Great Britain, Music, 2016

Joanna
Bailie

Photo: Kai Bienert (Joanna Bailie (right) and Lydia Rilling (left))

Transcribed Realities

Media communication processes constitute the basis for many works by the London-born (1973) composer, visual artist, curator and performer Joanna Bailie. Frequently, ambient rhythms or tone colors become starting points and protagonists in the compositional activity. Recorded, partially processed sounds generate a mesh of instrumental hues, microtonal harmonies and visual elements.
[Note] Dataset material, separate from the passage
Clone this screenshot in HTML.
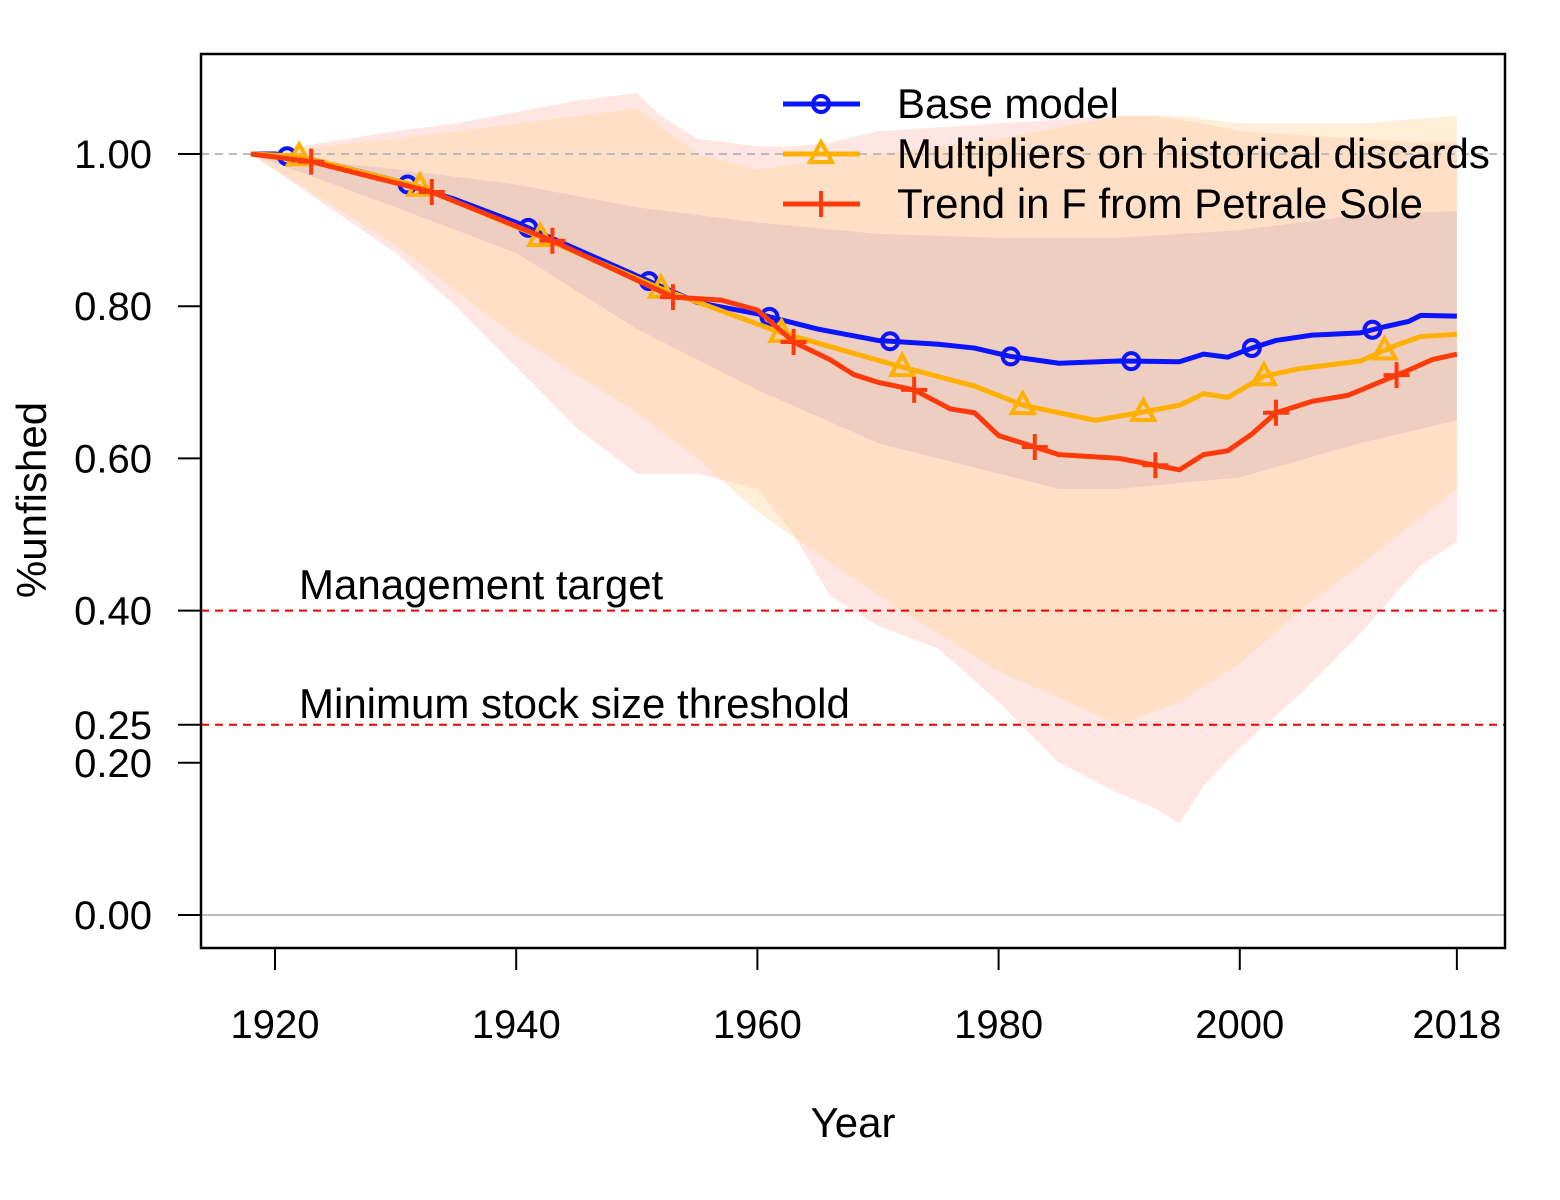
<!DOCTYPE html>
<html><head><meta charset="utf-8"><style>
body{margin:0;background:#fff}
svg{display:block;font-family:"Liberation Sans",Arial,sans-serif}
</style></head><body>
<svg id="chart" width="1560" height="1200" viewBox="0 0 1560 1200">
<g id="bands"></g>
<g id="ref"></g>
<g id="series"></g>
<rect x="201" y="54" width="1304" height="894" fill="none" stroke="#000" stroke-width="2.5"/>
<g id="axes" font-size="40" fill="#000"></g>
<text x="853" y="1137" font-size="42" text-anchor="middle">Year</text>
<text transform="translate(46,500) rotate(-90)" font-size="42" text-anchor="middle">%unfished</text>
<text x="299" y="599" font-size="42">Management target</text>
<text x="299" y="718" font-size="42">Minimum stock size threshold</text>
<g id="legend" font-size="42"></g>
</svg>
<script>
const xTicks=[1920,1940,1960,1980,2000,2018];
const yTicks=[0,0.2,0.25,0.4,0.6,0.8,1.0];
const yTickLabels=["0.00","0.20","0.25","0.40","0.60","0.80","1.00"];
const baseYears=[1918,1920,1925,1930,1935,1940,1945,1950,1955,1960,1965,1970,1975,1978,1981,1985,1990,1995,1997,1999,2001,2003,2006,2010,2012,2014,2015,2018];
const baseVals=[1,1,0.985,0.965,0.94,0.91,0.875,0.84,0.805,0.79,0.77,0.755,0.75,0.745,0.734,0.725,0.728,0.727,0.737,0.733,0.745,0.755,0.762,0.765,0.773,0.78,0.788,0.787];
const multYears=[1918,1922,1932,1942,1952,1962,1972,1978,1982,1988,1992,1995,1997,1999,2002,2005,2010,2013,2015,2018];
const multVals=[1,0.997,0.957,0.891,0.823,0.765,0.72,0.695,0.67,0.65,0.661,0.67,0.685,0.68,0.708,0.718,0.728,0.749,0.76,0.763];
const trendYears=[1918,1923,1933,1943,1953,1957,1960,1963,1966,1968,1970,1973,1976,1978,1980,1983,1985,1990,1993,1995,1997,1999,2001,2003,2006,2009,2014,2016,2018];
const trendVals=[1,0.99,0.95,0.886,0.812,0.808,0.795,0.753,0.73,0.71,0.7,0.69,0.665,0.66,0.63,0.615,0.605,0.6,0.591,0.585,0.605,0.61,0.632,0.66,0.675,0.683,0.716,0.73,0.737];
const redBandYears=[1918,1930,1935,1940,1945,1950,1952,1955,1960,1963,1966,1970,1975,1980,1985,1990,1993,1995,1997,2000,2005,2010,2015,2018];
const redBandUp=[1,1.03,1.04,1.055,1.07,1.08,1.05,1.02,1.01,1.01,1.015,1.03,1.035,1.04,1.045,1.05,1.05,1.045,1.04,1.03,1.025,1.02,1.015,1.015];
const redBandLo=[1,0.87,0.8,0.72,0.64,0.58,0.58,0.58,0.56,0.5,0.42,0.38,0.35,0.28,0.2,0.16,0.14,0.12,0.17,0.22,0.29,0.37,0.46,0.49];
const orBandYears=[1918,1930,1940,1945,1950,1955,1960,1970,1980,1990,1995,2000,2005,2010,2018];
const orBandUp=[1,1.02,1.04,1.05,1.06,1.0,0.98,1.0,1.02,1.05,1.05,1.04,1.04,1.04,1.05];
const orBandLo=[1,0.88,0.76,0.71,0.66,0.6,0.53,0.42,0.32,0.25,0.28,0.33,0.4,0.46,0.56];
const blBandYears=[1918,1930,1940,1950,1960,1970,1980,1985,1990,2000,2010,2018];
const blBandUp=[1,0.98,0.96,0.93,0.91,0.895,0.89,0.89,0.89,0.9,0.92,0.925];
const blBandLo=[1,0.93,0.87,0.77,0.69,0.62,0.58,0.56,0.56,0.575,0.62,0.65];
const baseMarkYears=[1921,1931,1941,1951,1961,1971,1981,1991,2001,2011];
const multMarkYears=[1922,1932,1942,1952,1962,1972,1982,1992,2002,2012];
const trendMarkYears=[1923,1933,1943,1953,1963,1973,1983,1993,2003,2013];

const NS="http://www.w3.org/2000/svg";
const X=y=>275+(y-1920)*12.06;
const Y=v=>915-v*761;
function interp(ys,vs,yr){for(let i=0;i<ys.length-1;i++){if(yr>=ys[i]&&yr<=ys[i+1]){const t=(yr-ys[i])/(ys[i+1]-ys[i]);return vs[i]+t*(vs[i+1]-vs[i]);}}return vs[vs.length-1];}
function mk(tag,attrs,parent){const e=document.createElementNS(NS,tag);for(const k in attrs)e.setAttribute(k,attrs[k]);parent.appendChild(e);return e;}
const bands=document.getElementById('bands');
function band(ys,up,lo,fill,name){
  let d='M'+ys.map((y,i)=>X(y)+','+Y(up[i])).join(' L');
  for(let i=ys.length-1;i>=0;i--)d+=' L'+X(ys[i])+','+Y(lo[i]);
  const p=mk('path',{d:d+'Z',fill:fill},bands);
  
  
}
band(redBandYears,redBandUp,redBandLo,'rgba(255,200,190,0.45)','trend-band');
band(orBandYears,orBandUp,orBandLo,'rgba(255,215,160,0.4)','multipliers-band');
band(blBandYears,blBandUp,blBandLo,'rgba(150,110,160,0.16)','base-band');
const ref=document.getElementById('ref');
let l;
l=mk('line',{x1:201,x2:1505,y1:Y(1),y2:Y(1),stroke:'#bbb','stroke-width':2,'stroke-dasharray':'8,6'},ref);


l=mk('line',{x1:201,x2:1505,y1:Y(0),y2:Y(0),stroke:'#bbb','stroke-width':2},ref);


l=mk('line',{x1:201,x2:1505,y1:Y(0.4),y2:Y(0.4),stroke:'#e00','stroke-width':2,'stroke-dasharray':'8,6'},ref);


l=mk('line',{x1:201,x2:1505,y1:Y(0.25),y2:Y(0.25),stroke:'#e00','stroke-width':2,'stroke-dasharray':'8,6'},ref);


const ser=document.getElementById('series');
function marker(type,cx,cy,col,parent){
  let e;
  if(type==='circle')e=mk('circle',{cx:cx,cy:cy,r:8,fill:'none',stroke:col,'stroke-width':4},parent);
  else if(type==='tri')e=mk('path',{d:`M${cx},${cy-12} L${cx+11},${cy+8} L${cx-11},${cy+8}Z`,fill:'none',stroke:col,'stroke-width':4},parent);
  else e=mk('path',{d:`M${cx-13},${cy} H${cx+13} M${cx},${cy-13} V${cy+13}`,stroke:col,'stroke-width':4},parent);
  return e;
}
function series(ys,vs,marks,col,type,name){
  const g=mk('g',{},ser);
  
  
  mk('polyline',{points:ys.map((y,i)=>X(y)+','+Y(vs[i])).join(' '),fill:'none',stroke:col,'stroke-width':5,'stroke-linejoin':'round'},g);
  marks.forEach(y=>{const m=marker(type,X(y),Y(interp(ys,vs,y)),col,g);
    
    });
}
series(baseYears,baseVals,baseMarkYears,'#0a14ff','circle','base-model-series');
series(multYears,multVals,multMarkYears,'#ffb000','tri','multipliers-series');
series(trendYears,trendVals,trendMarkYears,'#ff3a0a','plus','trend-series');
const ax=document.getElementById('axes');
mk('line',{x1:X(1920),x2:X(2018),y1:948,y2:948,stroke:'#000','stroke-width':2},ax);
xTicks.forEach(t=>{mk('line',{x1:X(t),x2:X(t),y1:948,y2:970,stroke:'#000','stroke-width':2},ax);
  const tx=mk('text',{x:X(t),y:1038,'text-anchor':'middle'},ax);tx.textContent=t;
  
  });
yTicks.forEach((t,i)=>{mk('line',{x1:178,x2:201,y1:Y(t),y2:Y(t),stroke:'#000','stroke-width':2},ax);
  const tx=mk('text',{x:152,y:Y(t)+14,'text-anchor':'end'},ax);tx.textContent=yTickLabels[i];
  
  });
const lg=document.getElementById('legend');
const entries=[['Base model','#0a14ff','circle'],['Multipliers on historical discards','#ffb000','tri'],['Trend in F from Petrale Sole','#ff3a0a','plus']];
entries.forEach((e,i)=>{const y=104+i*50;
  const g=mk('g',{},lg);
  
  
  mk('line',{x1:783,x2:860,y1:y,y2:y,stroke:e[1],'stroke-width':5},g);
  marker(e[2],821,y,e[1],g);
  const t=mk('text',{x:897,y:y+14},g);t.textContent=e[0];});
</script>
</body></html>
Her found sound objects open up narratives which develop a very idiosyncratic compositional world in an oeuvre ranging from solo instrumental pieces with electronics to orchestral works and multi-media installations.
In Symphony-Street-Souvenir (2009/11), for instance, Joanna Bailie uses microtonal fields to subtly link a chamber orchestra with the breadth of urban soundscapes. The fragile intimacy of childlike music boxes is gradually interwoven with expansive glissandi, only to be torpedoed the next moment by the big-city noise of motors and bells ringing – an action-packed harmony and counterpoint of sounding objets trouvés and orchestral motion.
Time and again, traffic, bells, and amusement park scenes as well, are points of departure for her artistic creations. Joanna Bailie analyzes her material, which through filtering or emphasis on certain frequency bands she then orients toward targeting listening. Attention must constantly be devoted to the complex aural phenomena of our daily life in order to appreciate how much musical diversity it already includes. Joanna Bailie sets about transcribing this reality, and in doing so reflects the mediums that shape the process. On one hand, these translation processes illustrate the radical consequences of media transcriptions; on the other, they challenge our routine perceptions. What happens to the continuity of the world in analog and digital translation processes? How does selective perception alter our notion of reality?
The installation Analogue (2011) traces this interplay of analog visual and discrete auditory transcription processes. Like an interiorized external image, sound also takes on an altered appearance in its mediated forms. This interaction – based on principles of the camera obscura – between inside and outside, reality and media-generated reality, hones perception of our everyday surroundings.
And so Joanna Bailie is also repeatedly posing the question of composing in this and each discrete living space. How do the continuously complexly evolving fields of sound in the everyday world stand in comparison to the tempered scales of classical art music? And how can these be brought into relationship and interaction with one another? Musical sound worlds at the boundaries of occidental (art) music and beyond, in combination with other arts or media, are the arena for Joanna Bailie’s works: music and dance, music and performance, music and sound – not to mention “music and real life”.